Wanted - dogs that bark
" . . . . it was needful for me to write unto you, and exhort you that ye should earnestly contend for the faith which was once delivered unto the saints," Jude 1:3.
The nation has been marking the 70th anniversary of victory against Nazi Germany. That victory ended 6 years of bitter warfare in Europe. The 6 years were marked by the sounding of warnings and alarms. Posters, air-raid sirens, radio broadcasts all issued forth their alarms against impending danger.
We are all familiar with alarms today though perhaps they don't produce the heart-chilling reaction that wartime alarms produced.
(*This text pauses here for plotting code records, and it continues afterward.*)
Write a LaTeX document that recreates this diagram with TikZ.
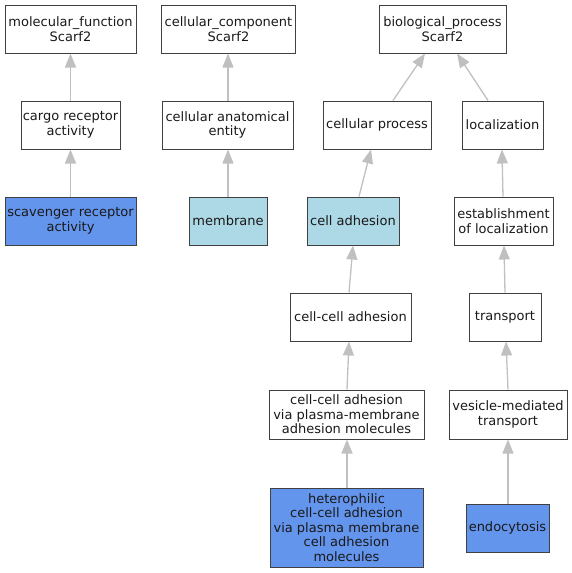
\documentclass[tikz,border=0pt]{standalone}
\usepackage{fontspec}
\setmainfont{DejaVu Sans}
\usetikzlibrary{arrows.meta}
\definecolor{nodeblue}{HTML}{6495ED}
\definecolor{nodelight}{HTML}{ADD8E6}
\definecolor{edgegray}{HTML}{C0C0C0}
\definecolor{bordergray}{HTML}{404040}
\begin{document}
\begin{tikzpicture}[x=1pt,y=-1pt,
  term/.style={draw=bordergray,line width=1pt,rectangle,inner sep=0pt,align=center,
    minimum height=48pt,font=\fontsize{13pt}{14.6pt}\selectfont,text=black!90},
  isa/.style={draw=edgegray,line width=1.3pt,-{Triangle[length=14pt,width=11pt]}}]
\useasboundingbox (0,0) rectangle (572,573);
% column 1
\node[term,minimum width=131pt] (mf) at (70.5,29) {molecular\_function\\Scarf2};
\node[term,minimum width=99pt] (cra) at (70.5,125) {cargo receptor\\activity};
\node[term,minimum width=131pt,fill=nodeblue] (sra) at (70.5,221) {scavenger receptor\\activity};
% column 2
\node[term,minimum width=134pt] (cc) at (228.5,29) {cellular\_component\\Scarf2};
\node[term,minimum width=131pt] (cae) at (227.5,125) {cellular anatomical\\entity};
\node[term,minimum width=78pt,fill=nodelight] (mem) at (228,221) {membrane};
% column 3
\node[term,minimum width=127pt] (bp) at (442.5,29) {biological\_process\\Scarf2};
\node[term,minimum width=108pt] (cp) at (377,125) {cellular process};
\node[term,minimum width=81pt] (loc) at (502.5,125) {localization};
\node[term,minimum width=92pt,fill=nodelight] (ca) at (353,221) {cell adhesion};
\node[term,minimum width=99pt] (eol) at (503.5,221) {establishment\\of localization};
\node[term,minimum width=121pt] (cca) at (350.5,317) {cell-cell adhesion};
\node[term,minimum width=72pt] (tr) at (505,317) {transport};
\node[term,minimum width=155pt,minimum height=49pt] (ccav) at (346.5,414.5) {cell-cell adhesion\\via plasma-membrane\\adhesion molecules};
\node[term,minimum width=118pt,minimum height=49pt] (vmt) at (508,414.5) {vesicle-mediated\\transport};
\node[term,minimum width=153pt,minimum height=79pt,fill=nodeblue] (het) at (346.5,527.5) {heterophilic\\cell-cell adhesion\\via plasma membrane\\cell adhesion\\molecules};
\node[term,minimum width=83pt,fill=nodeblue] (endo) at (507.5,528) {endocytosis};
% edges
\draw[isa] (cra.north) -- (mf.south);
\draw[isa] (sra.north) -- (cra.north |- cra.south);
\draw[isa] ([xshift=0.5pt]cae.north) -- ([xshift=-0.5pt]cc.south);
\draw[isa] (mem.north) -- ([xshift=0.5pt]cae.south);
\draw[isa] ([xshift=16pt]cp.north) -- ([xshift=-17.5pt]bp.south);
\draw[isa] ([xshift=-14.5pt]loc.north) -- ([xshift=14.5pt]bp.south);
\draw[isa] ([xshift=6pt]ca.north) -- ([xshift=-6pt]cp.south);
\draw[isa] ([xshift=-1.5pt]cca.north) -- (ca.south);
\draw[isa] ([xshift=0.5pt]ccav.north) -- ([xshift=-1.5pt]cca.south);
\draw[isa] ([xshift=0.5pt]het.north) -- ([xshift=0.5pt]ccav.south);
\draw[isa] ([xshift=-0.5pt]eol.north) -- ([xshift=-0.5pt]loc.south);
\draw[isa] (tr.north) -- ([xshift=0.5pt]eol.south);
\draw[isa] (vmt.north) -- ([xshift=1pt]tr.south);
\draw[isa] ([xshift=0.5pt]endo.north) -- (vmt.south);
\end{tikzpicture}
\end{document}
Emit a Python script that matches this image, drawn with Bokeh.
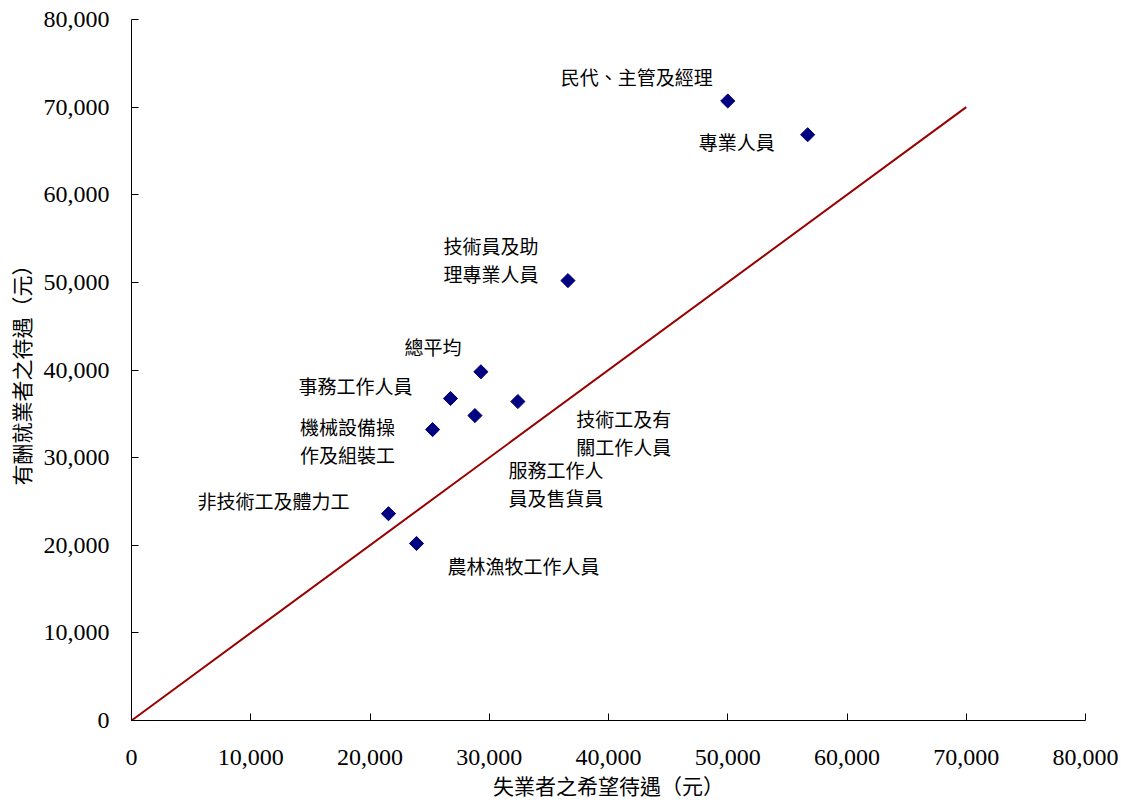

The Bible is a book of alarms! Its writers were often called "watchmen". Indeed, that title rightly belongs to every preacher and minister in the service of the gospel of Christ.
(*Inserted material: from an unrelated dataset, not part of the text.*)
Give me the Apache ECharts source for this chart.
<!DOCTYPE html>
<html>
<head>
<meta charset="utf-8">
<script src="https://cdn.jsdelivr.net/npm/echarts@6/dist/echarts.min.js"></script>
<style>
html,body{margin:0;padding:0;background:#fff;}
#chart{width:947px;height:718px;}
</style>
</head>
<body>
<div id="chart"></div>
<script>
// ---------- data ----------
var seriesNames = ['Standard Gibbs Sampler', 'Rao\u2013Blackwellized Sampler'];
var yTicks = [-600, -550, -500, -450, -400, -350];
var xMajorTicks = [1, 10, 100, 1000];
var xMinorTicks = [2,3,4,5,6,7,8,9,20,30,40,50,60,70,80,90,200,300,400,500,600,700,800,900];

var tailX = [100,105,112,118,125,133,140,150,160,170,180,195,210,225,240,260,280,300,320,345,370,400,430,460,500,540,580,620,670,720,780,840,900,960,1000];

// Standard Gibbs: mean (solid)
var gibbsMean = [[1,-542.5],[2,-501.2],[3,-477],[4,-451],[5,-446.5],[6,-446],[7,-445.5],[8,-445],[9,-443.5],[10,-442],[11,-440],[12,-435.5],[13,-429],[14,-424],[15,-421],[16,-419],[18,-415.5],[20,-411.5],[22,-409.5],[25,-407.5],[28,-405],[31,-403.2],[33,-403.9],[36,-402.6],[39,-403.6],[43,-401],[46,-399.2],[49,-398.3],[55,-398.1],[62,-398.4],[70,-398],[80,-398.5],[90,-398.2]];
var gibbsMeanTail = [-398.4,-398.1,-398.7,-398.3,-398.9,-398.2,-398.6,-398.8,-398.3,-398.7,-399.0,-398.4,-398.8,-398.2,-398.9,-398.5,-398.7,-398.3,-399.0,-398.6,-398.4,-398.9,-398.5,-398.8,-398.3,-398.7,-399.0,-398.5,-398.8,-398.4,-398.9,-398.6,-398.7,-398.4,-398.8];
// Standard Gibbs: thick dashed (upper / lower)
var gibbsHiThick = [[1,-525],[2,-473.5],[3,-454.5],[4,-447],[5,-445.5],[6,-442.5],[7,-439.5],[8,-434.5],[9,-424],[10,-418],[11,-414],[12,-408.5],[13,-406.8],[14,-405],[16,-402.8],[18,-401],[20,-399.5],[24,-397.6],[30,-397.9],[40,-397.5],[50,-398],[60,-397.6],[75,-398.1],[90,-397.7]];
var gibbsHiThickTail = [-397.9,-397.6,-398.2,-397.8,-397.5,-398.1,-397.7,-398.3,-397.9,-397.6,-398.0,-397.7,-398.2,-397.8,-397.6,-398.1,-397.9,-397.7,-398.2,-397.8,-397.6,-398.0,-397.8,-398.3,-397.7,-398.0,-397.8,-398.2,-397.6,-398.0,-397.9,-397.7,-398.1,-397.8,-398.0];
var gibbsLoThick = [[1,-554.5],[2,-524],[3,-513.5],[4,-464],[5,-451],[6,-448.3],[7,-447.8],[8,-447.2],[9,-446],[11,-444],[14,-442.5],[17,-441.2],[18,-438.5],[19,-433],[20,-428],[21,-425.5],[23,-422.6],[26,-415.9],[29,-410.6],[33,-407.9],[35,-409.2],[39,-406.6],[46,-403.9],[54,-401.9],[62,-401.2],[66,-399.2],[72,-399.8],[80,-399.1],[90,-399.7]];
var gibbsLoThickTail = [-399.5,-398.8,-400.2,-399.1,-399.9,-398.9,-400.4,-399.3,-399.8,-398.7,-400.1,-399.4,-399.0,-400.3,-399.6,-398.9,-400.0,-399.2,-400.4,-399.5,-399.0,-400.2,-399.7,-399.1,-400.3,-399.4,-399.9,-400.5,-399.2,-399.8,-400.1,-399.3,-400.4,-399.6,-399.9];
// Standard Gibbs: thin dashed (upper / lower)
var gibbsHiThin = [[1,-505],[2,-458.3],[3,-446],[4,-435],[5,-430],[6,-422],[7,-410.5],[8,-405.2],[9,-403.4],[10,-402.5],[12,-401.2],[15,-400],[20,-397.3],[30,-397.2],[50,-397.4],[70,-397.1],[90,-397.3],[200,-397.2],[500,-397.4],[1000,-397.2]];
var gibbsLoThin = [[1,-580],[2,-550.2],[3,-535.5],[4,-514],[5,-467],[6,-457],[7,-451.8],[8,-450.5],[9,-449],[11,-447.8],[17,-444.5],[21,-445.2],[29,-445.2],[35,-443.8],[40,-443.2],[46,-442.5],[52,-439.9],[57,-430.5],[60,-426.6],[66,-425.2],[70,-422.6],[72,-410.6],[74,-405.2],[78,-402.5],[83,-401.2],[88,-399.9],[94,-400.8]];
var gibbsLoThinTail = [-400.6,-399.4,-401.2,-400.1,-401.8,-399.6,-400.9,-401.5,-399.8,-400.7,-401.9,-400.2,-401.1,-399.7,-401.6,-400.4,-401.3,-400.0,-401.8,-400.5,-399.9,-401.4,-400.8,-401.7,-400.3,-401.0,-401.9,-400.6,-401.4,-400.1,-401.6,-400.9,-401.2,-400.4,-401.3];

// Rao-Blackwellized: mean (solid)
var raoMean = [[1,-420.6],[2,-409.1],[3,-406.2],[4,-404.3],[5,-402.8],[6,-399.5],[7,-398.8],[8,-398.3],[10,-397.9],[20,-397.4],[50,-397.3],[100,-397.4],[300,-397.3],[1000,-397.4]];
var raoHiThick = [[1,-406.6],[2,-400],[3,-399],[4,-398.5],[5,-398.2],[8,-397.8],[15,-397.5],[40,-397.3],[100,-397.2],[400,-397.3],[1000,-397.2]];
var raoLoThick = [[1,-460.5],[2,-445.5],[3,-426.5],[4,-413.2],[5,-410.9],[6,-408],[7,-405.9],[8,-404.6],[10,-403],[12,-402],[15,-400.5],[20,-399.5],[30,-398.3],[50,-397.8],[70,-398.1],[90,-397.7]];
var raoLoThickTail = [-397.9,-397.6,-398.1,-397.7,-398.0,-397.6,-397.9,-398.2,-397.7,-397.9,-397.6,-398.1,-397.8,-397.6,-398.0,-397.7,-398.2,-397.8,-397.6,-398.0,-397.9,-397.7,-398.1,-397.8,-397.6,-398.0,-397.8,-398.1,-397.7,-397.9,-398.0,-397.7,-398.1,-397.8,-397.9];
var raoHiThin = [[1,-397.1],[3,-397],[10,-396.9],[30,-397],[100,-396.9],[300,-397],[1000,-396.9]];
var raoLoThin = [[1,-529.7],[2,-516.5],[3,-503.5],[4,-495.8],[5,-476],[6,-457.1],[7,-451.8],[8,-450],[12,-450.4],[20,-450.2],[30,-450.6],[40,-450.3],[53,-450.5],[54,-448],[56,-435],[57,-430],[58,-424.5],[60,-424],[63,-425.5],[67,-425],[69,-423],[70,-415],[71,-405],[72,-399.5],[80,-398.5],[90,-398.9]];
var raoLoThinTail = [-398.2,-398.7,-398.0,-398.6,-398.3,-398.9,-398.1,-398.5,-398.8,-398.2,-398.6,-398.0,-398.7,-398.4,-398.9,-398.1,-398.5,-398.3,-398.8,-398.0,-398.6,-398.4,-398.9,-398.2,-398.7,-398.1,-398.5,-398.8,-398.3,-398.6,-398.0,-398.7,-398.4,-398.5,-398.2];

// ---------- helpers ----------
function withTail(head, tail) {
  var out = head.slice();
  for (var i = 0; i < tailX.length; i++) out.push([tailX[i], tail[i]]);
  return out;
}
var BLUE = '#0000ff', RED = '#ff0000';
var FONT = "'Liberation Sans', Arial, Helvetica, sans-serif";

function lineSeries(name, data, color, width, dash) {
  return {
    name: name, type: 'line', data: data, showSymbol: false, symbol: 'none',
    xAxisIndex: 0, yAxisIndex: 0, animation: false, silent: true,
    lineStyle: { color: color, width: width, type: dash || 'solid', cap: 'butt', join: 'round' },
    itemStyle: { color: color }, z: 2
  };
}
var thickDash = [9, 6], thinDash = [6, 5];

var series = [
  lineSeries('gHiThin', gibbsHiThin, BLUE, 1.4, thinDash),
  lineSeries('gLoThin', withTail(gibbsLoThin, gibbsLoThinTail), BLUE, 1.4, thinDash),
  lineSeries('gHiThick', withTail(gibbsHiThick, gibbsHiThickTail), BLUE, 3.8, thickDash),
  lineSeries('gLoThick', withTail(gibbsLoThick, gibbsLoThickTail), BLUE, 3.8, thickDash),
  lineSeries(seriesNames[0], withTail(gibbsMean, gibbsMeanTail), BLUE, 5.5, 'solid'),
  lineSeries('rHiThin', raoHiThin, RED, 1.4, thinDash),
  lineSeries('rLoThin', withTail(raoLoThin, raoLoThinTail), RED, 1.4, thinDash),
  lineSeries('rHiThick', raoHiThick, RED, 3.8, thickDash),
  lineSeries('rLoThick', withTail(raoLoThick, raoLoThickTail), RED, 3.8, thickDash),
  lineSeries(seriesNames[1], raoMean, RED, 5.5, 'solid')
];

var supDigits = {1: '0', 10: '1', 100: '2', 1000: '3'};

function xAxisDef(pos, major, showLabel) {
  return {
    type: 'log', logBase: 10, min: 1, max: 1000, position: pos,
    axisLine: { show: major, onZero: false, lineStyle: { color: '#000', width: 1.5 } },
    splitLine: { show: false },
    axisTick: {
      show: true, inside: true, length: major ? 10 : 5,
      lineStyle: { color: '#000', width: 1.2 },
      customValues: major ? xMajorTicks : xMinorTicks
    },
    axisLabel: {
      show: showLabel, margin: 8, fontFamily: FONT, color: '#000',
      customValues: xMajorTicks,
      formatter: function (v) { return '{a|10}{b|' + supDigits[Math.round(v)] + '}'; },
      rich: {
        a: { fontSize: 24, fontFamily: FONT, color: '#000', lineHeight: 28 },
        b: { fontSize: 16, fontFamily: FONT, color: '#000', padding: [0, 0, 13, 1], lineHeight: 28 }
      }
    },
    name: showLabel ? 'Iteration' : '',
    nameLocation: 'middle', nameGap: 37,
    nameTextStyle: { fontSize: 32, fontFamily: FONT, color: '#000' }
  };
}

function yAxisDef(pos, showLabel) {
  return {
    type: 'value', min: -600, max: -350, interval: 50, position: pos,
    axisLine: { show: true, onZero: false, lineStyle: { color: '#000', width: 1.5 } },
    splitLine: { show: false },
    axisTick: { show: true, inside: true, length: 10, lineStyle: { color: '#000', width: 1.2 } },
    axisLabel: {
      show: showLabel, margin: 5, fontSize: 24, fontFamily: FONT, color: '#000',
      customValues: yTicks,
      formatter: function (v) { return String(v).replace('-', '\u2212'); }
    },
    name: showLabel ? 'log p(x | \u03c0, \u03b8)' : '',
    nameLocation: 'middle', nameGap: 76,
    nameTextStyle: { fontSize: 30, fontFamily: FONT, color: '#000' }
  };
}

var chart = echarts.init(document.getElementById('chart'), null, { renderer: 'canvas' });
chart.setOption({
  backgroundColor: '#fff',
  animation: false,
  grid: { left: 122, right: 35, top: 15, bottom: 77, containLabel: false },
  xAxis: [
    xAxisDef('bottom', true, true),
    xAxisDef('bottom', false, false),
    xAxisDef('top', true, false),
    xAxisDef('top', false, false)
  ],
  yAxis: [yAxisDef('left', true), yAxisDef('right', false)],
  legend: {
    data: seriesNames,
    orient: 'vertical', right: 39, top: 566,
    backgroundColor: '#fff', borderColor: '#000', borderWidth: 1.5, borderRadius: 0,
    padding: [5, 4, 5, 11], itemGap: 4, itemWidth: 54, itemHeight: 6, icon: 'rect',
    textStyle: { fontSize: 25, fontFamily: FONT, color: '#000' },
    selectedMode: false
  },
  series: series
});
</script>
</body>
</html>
"Feed the flock of God which is among you, taking the oversight thereof, not by constraint, but willingly; not for filthy lucre, but of a ready mind," 1 Peter 5:2.
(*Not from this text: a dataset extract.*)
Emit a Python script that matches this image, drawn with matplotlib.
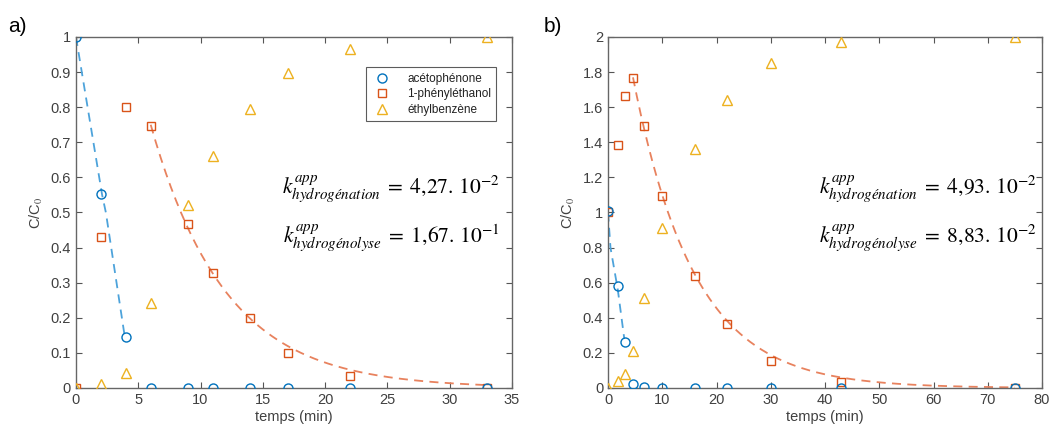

Oversight means "Looking diligently", Hebrews 12:15. In Isaiah 56:10, we read these words. "His watchmen are blind: they are all ignorant, they are all dumb dogs, they cannot bark; sleeping, lying down, loving to slumber."
Here is God's analogy of the office of a prophet. He is as a watchdog, expected to bark at the approach of danger.
God's servants are to be ever diligently looking out for any threat to the flock of God.
That is what Jude was doing and which produced his epistle to the people of God everywhere.